Official outlines Homeland Security Department computer needs

The Homeland Security Department continues to need help with internal computer systems and security, as well as with billion-dollar national technology initiatives along the border and elsewhere, a senior department official said on Tuesday.

"We're moving generally into departmental-wide initiatives now," Scott Hastings, chief information officer for Homeland Security's Bureau of Immigration and Customs Enforcement, said at an event of the Computer Security Institute. Since the Sept. 11, 2001, terrorist attacks, he added, "I've had people coming out of your companies just pleading to help." Now the department is seeking that help.

The department is trying to issue a request for proposals this month for a $7 billion to $10 billion project of integrating existing entry and exit systems for U.S. visitors into the new, unified U.S. Visitor and Immigrant Status Indicator Technology (US-VISIT) program, Hastings said.

In the fiscal 2004 appropriation for Homeland Security, Congress cut the funding request for US-VISIT out of concern over planning and deployment of the system. The program will use biometric scanning to track U.S. visitors' entry, exit and whereabouts during their stays in the country. It also will render the data about visitors in a way that can be analyzed, Hastings said.

He said after his talk that the department is using many analytical tools for investigative purposes such as data mining yet is "mindful" of the laws governing the use of such tools.

Hastings said the department hopes to track visitors and identify security threats without impairing travel for the "99.9 percent" of visitors who are legitimate travelers. Government also needs better tools for "credentialing" to prove people's identities, he said.

Homeland Security also wants help with technologies to search data without raising concern that the government is profiling its citizens, he said.

Another area of need is for communications systems, including voice and data services, that are both secure and able to interact with others. "This is going to be a huge challenge," Hastings said, adding that the department is the "transition point" for federal-level information heading to states and localities.

The department is "still pounding into shape" a security-management policy that considers the roughly 200,000 people inside the secure environment, he said. Security services, in addition to security technologies, is a new niche for industry, he said.

The department also needs to ensure that every system has a backup system, he said. Some of the agencies that moved into the department early this year had such "redundancy" in their systems while others did not, he said.

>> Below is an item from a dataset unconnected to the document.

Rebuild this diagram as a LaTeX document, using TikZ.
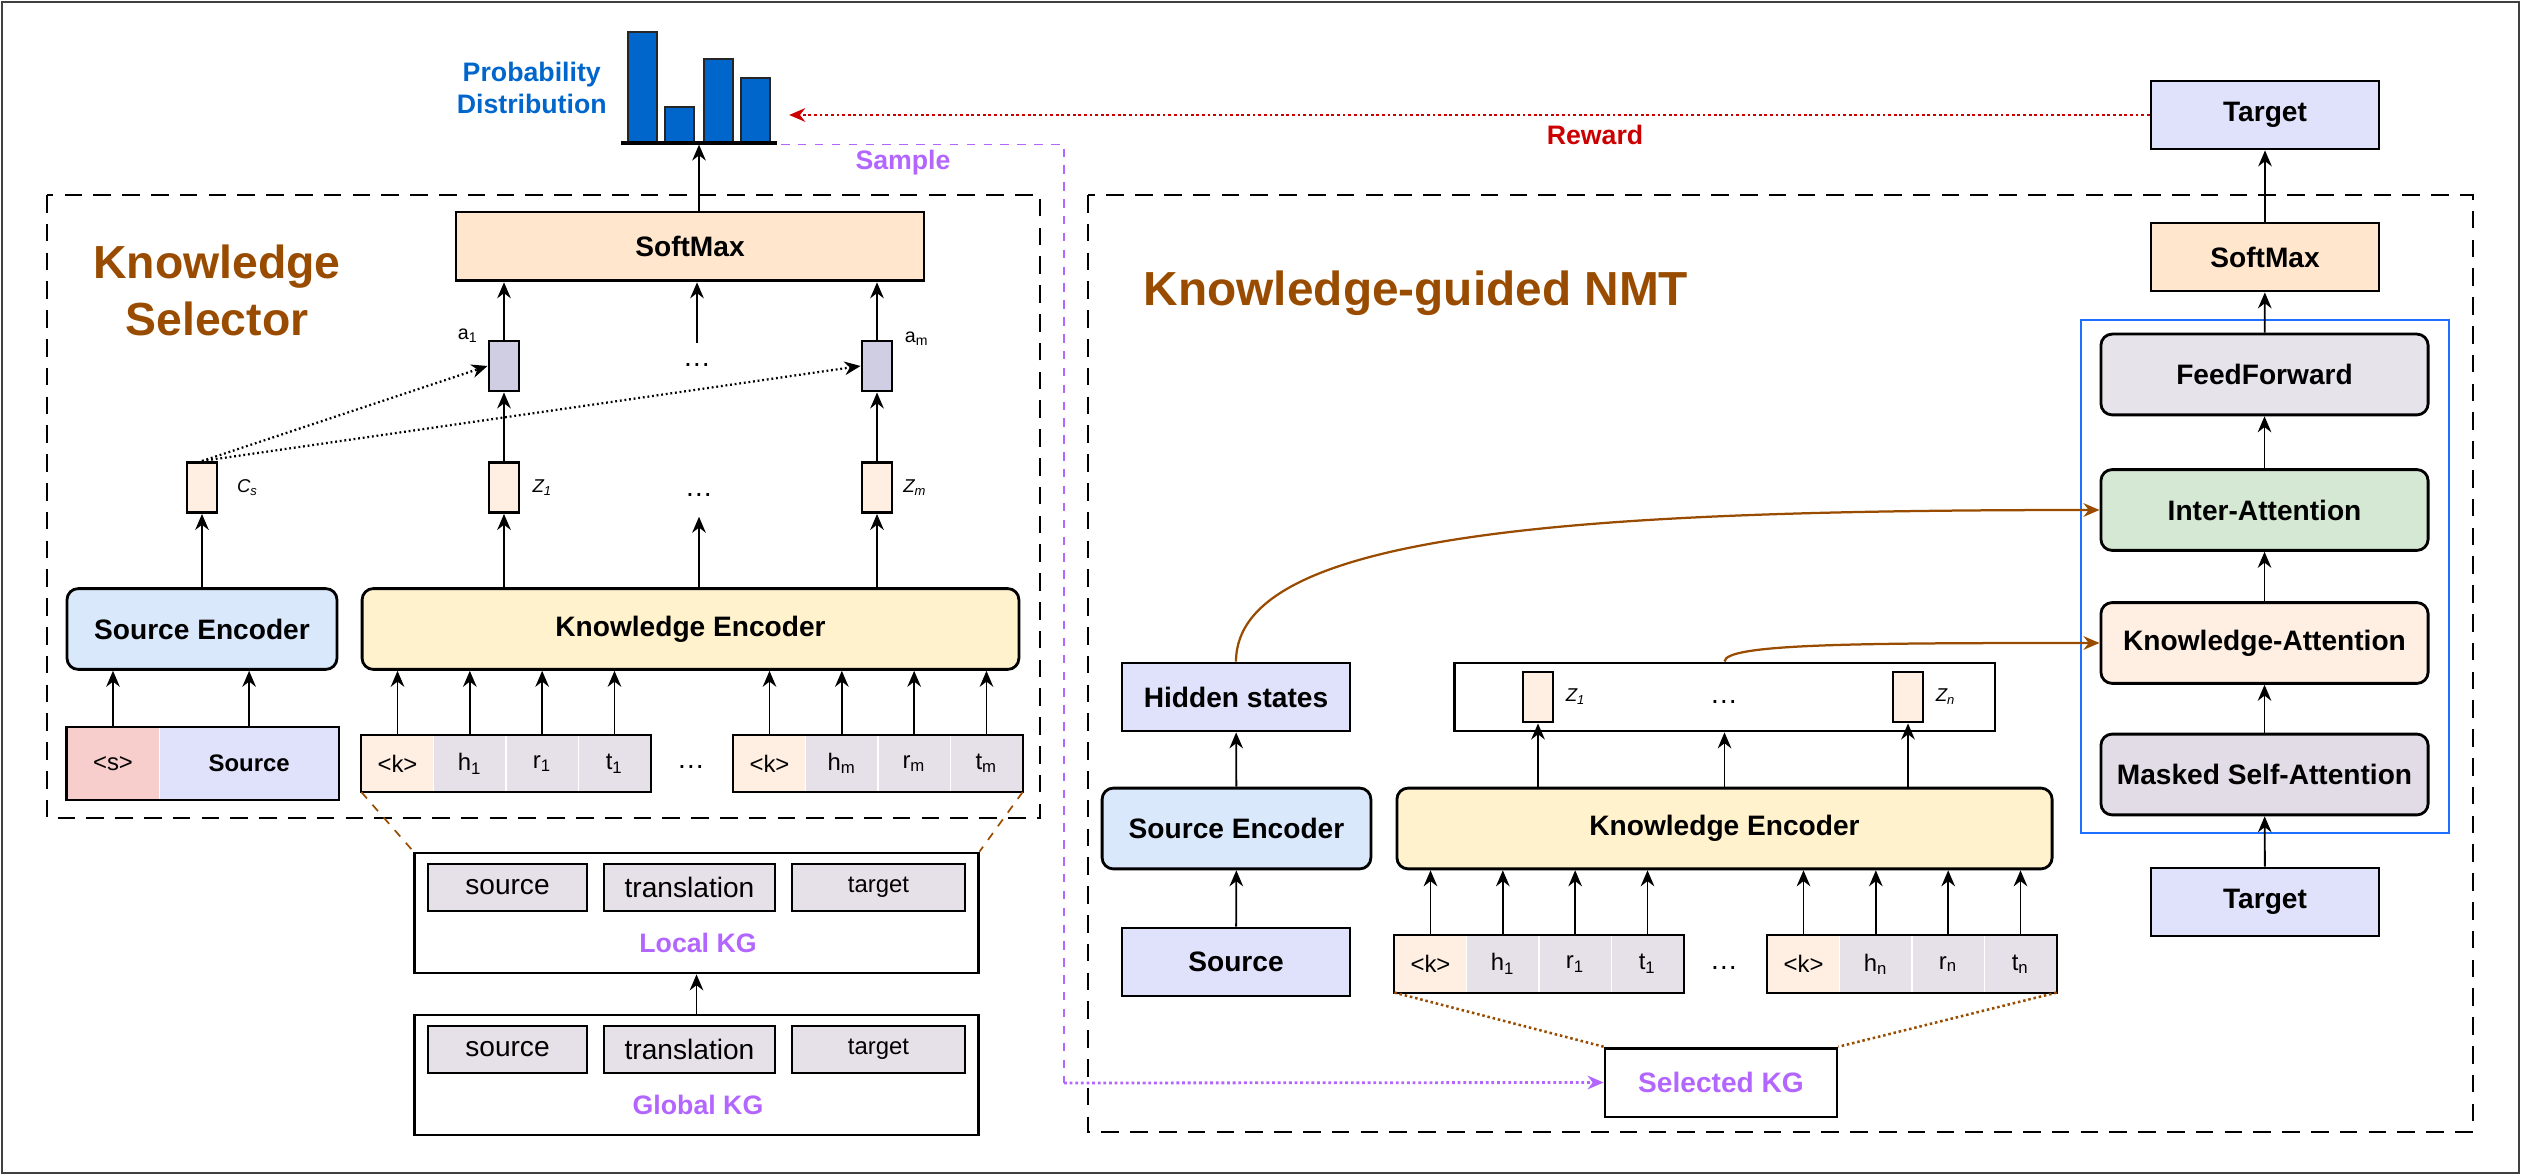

But Hastings said it is difficult to get funding. "It's hard to make a pitch for [investment in] information infrastructure modernization."

Continuity, which involves ensuring that systems are retained or re-established after an attack, is another area where the department needs help, he said. Hastings noted that U.S. workers "have grown to rely incredibly on the most basic applications" such as e-mail. He said the department deserved more credit for meeting the "incredible technical challenge" of making disparate e-mail systems work together.